But the fact remains that while EA may, from time to time, produce the sleeper gem like Black & White, its apparent goal is to hit on the secret alchemical formula, the unfailing recipe that will enable it to turn brain-sweat and database tears into gold every time. Blockbuster after blockbuster, bringing EA yet more scads of cash, enabling the company to either fund a few more of those innovative little games or just look the other way entirely, thumb the Hit Stick and flatten the competition.
It's a lot like a big movie studio, in that sense. Or anyway, a big movie studio of 25 years ago - around the time Heaven's Gate was released.

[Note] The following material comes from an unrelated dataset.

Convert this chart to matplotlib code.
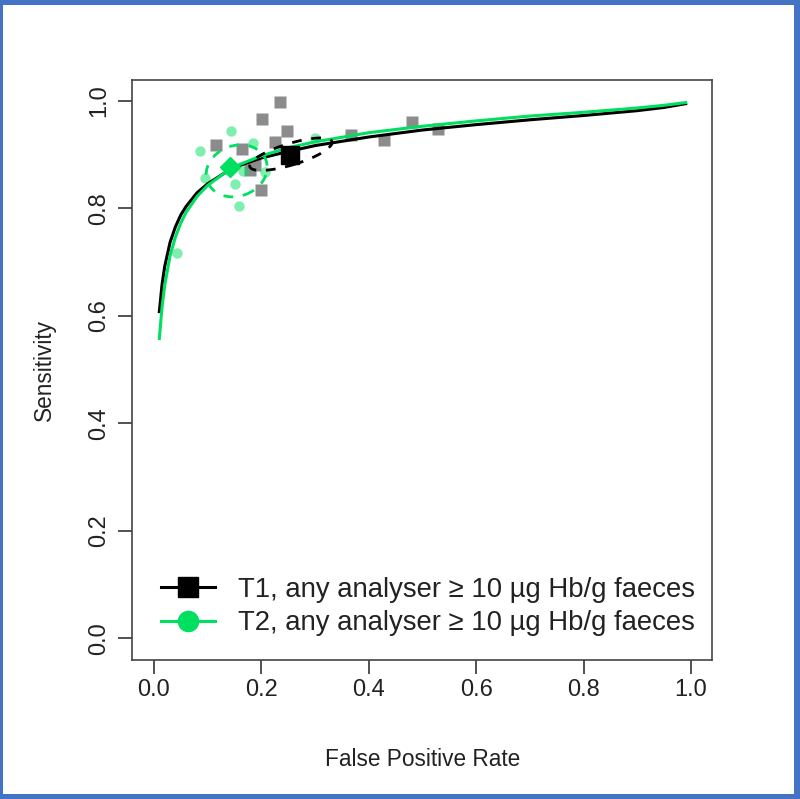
import matplotlib
matplotlib.use("Agg")
import matplotlib.pyplot as plt
from matplotlib.patches import Ellipse, Rectangle
from matplotlib.lines import Line2D

plt.rcParams['font.family'] = ['Liberation Sans', 'DejaVu Sans']

# ---- data ----
# Study estimates, T1 (grey squares): false positive rate, sensitivity
t1_fpr = [0.235, 0.202, 0.247, 0.115, 0.164, 0.225, 0.366, 0.480, 0.429, 0.529, 0.200, 0.179, 0.188]
t1_sens = [0.999, 0.966, 0.945, 0.918, 0.910, 0.924, 0.937, 0.961, 0.927, 0.948, 0.834, 0.872, 0.881]

# Study estimates, T2 (green circles)
t2_fpr = [0.143, 0.086, 0.184, 0.299, 0.095, 0.150, 0.158, 0.042, 0.166, 0.207]
t2_sens = [0.945, 0.907, 0.922, 0.932, 0.857, 0.845, 0.804, 0.717, 0.870, 0.868]

# Summary points
t1_summary = (0.253, 0.899)
t2_summary = (0.1415, 0.877)

# SROC curves
curve_fpr = [0.01, 0.015, 0.02, 0.03, 0.04, 0.05, 0.06, 0.08, 0.10, 0.13, 0.16, 0.20,
             0.25, 0.30, 0.40, 0.50, 0.60, 0.70, 0.80, 0.90, 0.95, 0.99]
t1_curve_sens = [0.608, 0.658, 0.692, 0.737, 0.766, 0.788, 0.804, 0.829, 0.846, 0.865, 0.880, 0.894,
                 0.906, 0.917, 0.933, 0.946, 0.956, 0.965, 0.973, 0.982, 0.988, 0.995]
t2_curve_sens = [0.558, 0.616, 0.657, 0.712, 0.747, 0.773, 0.793, 0.822, 0.843, 0.865, 0.882, 0.898,
                 0.913, 0.924, 0.941, 0.953, 0.963, 0.972, 0.979, 0.987, 0.992, 0.997]

# Confidence regions: centre x, centre y, width, height, angle (deg)
t1_region = (0.255, 0.901, 0.160, 0.040, 17)
t2_region = (0.154, 0.870, 0.116, 0.094, 20)

labels = ["T1, any analyser \u2265 10 \u00b5g Hb/g faeces",
          "T2, any analyser \u2265 10 \u00b5g Hb/g faeces"]
ticks = [0.0, 0.2, 0.4, 0.6, 0.8, 1.0]
tick_labels = ["0.0", "0.2", "0.4", "0.6", "0.8", "1.0"]

BLACK = "#000000"
GREEN = "#00E060"
GREY = "#8C8C8C"
TXT = "#222222"

fig = plt.figure(figsize=(8.0, 7.99), dpi=100)
ax = fig.add_axes([0.1656, 0.1742, 0.725, 0.7263])

ax.plot(t1_fpr, t1_sens, linestyle="none", marker="s", ms=8, color=GREY, mec="none", zorder=2)
ax.plot(t2_fpr, t2_sens, linestyle="none", marker="o", ms=7.5, color=GREEN, alpha=0.5, mec="none", zorder=2)

ax.plot(curve_fpr, t1_curve_sens, color=BLACK, lw=2.2, zorder=3)
ax.plot(curve_fpr, t2_curve_sens, color=GREEN, lw=2.2, zorder=3.1)

for reg, col in ((t1_region, BLACK), (t2_region, GREEN)):
    e = Ellipse((reg[0], reg[1]), reg[2], reg[3], angle=reg[4], fill=False,
                edgecolor=col, lw=2.0, linestyle=(0, (3.5, 3.5)), zorder=4)
    ax.add_patch(e)

ax.plot([t1_summary[0]], [t1_summary[1]], marker="s", ms=13, color=BLACK, linestyle="none", zorder=5)
ax.plot([t2_summary[0]], [t2_summary[1]], marker="D", ms=10, color=GREEN, linestyle="none", zorder=5)

ax.set_xlim(-0.04, 1.04)
ax.set_ylim(-0.04, 1.04)
ax.set_xticks(ticks)
ax.set_xticklabels(tick_labels)
ax.set_yticks(ticks)
ax.set_yticklabels(tick_labels, rotation=90, va="center")
ax.tick_params(axis="both", length=10, width=1.2, labelsize=17, color="#333333", labelcolor=TXT)
ax.tick_params(axis="x", pad=4)
ax.tick_params(axis="y", pad=6)
for s in ax.spines.values():
    s.set_color("#444444")
    s.set_linewidth(1.2)

ax.set_xlabel("False Positive Rate", fontsize=16.3, color=TXT, labelpad=34)
ax.set_ylabel("Sensitivity", fontsize=16.3, color=TXT, labelpad=23)

handles = [Line2D([], [], color=BLACK, lw=2.2, marker="s", ms=14.5),
           Line2D([], [], color=GREEN, lw=2.2, marker="o", ms=14.5)]
leg = ax.legend(handles, labels, loc="lower left", bbox_to_anchor=(0.009, 0),
                borderaxespad=0, fontsize=19.8, handlelength=1.95,
                handletextpad=0.85, labelspacing=0.28, borderpad=0.85, frameon=False)
for t in leg.get_texts():
    t.set_color(TXT)

# blue frame around the picture
BLUE = "#4472C4"
W, H = 800.0, 799.0
for (x0, y0, w, h) in ((0, 0, 3, H), (W - 6, 0, 6, H), (0, H - 5, W, 5), (0, 0, W, 5)):
    fig.patches.append(Rectangle((x0 / W, y0 / H), w / W, h / H, transform=fig.transFigure,
                                 facecolor=BLUE, edgecolor="none", zorder=10))

fig.savefig("out.png", dpi=100)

I hear someone groaning in the back of the lecture hall. Fear not. I'm not about to tell you games are as important as movies and should be accorded the same due (though that's true, at this point, more or less). Games get compared to movies all the time - they're as popular as movies, we're told, they're as engaging as movies (or more, in many cases), they may or may not represent the next step in narrative entertainment, and some feel they offer better value for the buck. But what's often glossed over in these comparisons, however accurate or inaccurate they may be, are the parallels between the industries themselves, not at the level of design and development, which is usually what interests gamers (and where there are indeed striking similarities), but at the level of money and decision-making power.
The two industries haven't evolved exactly in parallel, but it's worth looking at what's happened in Hollywood to get a sense of where EA fits into what's happening in gaming. Because the truth is, we may not have as much to fear from EA as we think.
Unlike the gaming industry, the movies were controlled by cigar-chomping moguls from the beginning. Warsaw native Schmuel Gelbfisz got his start in the garment business in New York before going on - as Samuel Goldwyn - to found the company that would later become Metro-Goldwyn-Mayer, aka MGM. Early on, someone got the idea that movies were glamorous. People wanted to be a part of the industry not just because they loved movies, but because some of the glamor of the movies rubbed off on anyone who was involved.
The moguls held on for decades, producing movies, good and bad. Some, like Irving Thalberg, were movie men from the beginning. Others, like Goldwyn and Harry Cohn, who was a pool shark and streetcar conductor before founding Columbia Pictures, got their start in very different businesses.
The end of the movie moguls is commonly dated to 1963, with the Elizabeth Taylor and Richard Burton epic, Cleopatra. Beginning with a $2 million budget, the production eventually ended nearly $50 million later, and three years behind schedule.
Cleopatra ended the age of epics, but it was only a matter of time before they were back. Before that could happen, though, the 1970s saw the rise of deep, personal, character-driven movies that were emphatically the embodiment of a director's vision, rather than a producer's desire for dance numbers and expensive costumes. The Best Picture Oscar winners of the decade, every one of them, are among the best pictures ever made (in this reviewer's opinion): Patton, The French Connection, The Godfather, The Sting, The Godfather Part II, One Flew Over the Cuckoo's Nest, Rocky, Annie Hall, The Deer Hunter, and Kramer vs. Kramer. Even the losers were great: M*A*S*H, A Clockwork Orange, Deliverance, Chinatown, Jaws, Taxi Driver, Star Wars, Dog Day Afternoon and many more.
It was The Deer Hunter that turned out to be the problem. It was The Deer Hunter - directed by Michael Cimino - that convinced United Artists, and Cimino himself, that the new age of the epic was at hand. All you had to do was give a great director unbridled control over their films - as the producers of earlier years had had over theirs - and you could spin celluloid into gold.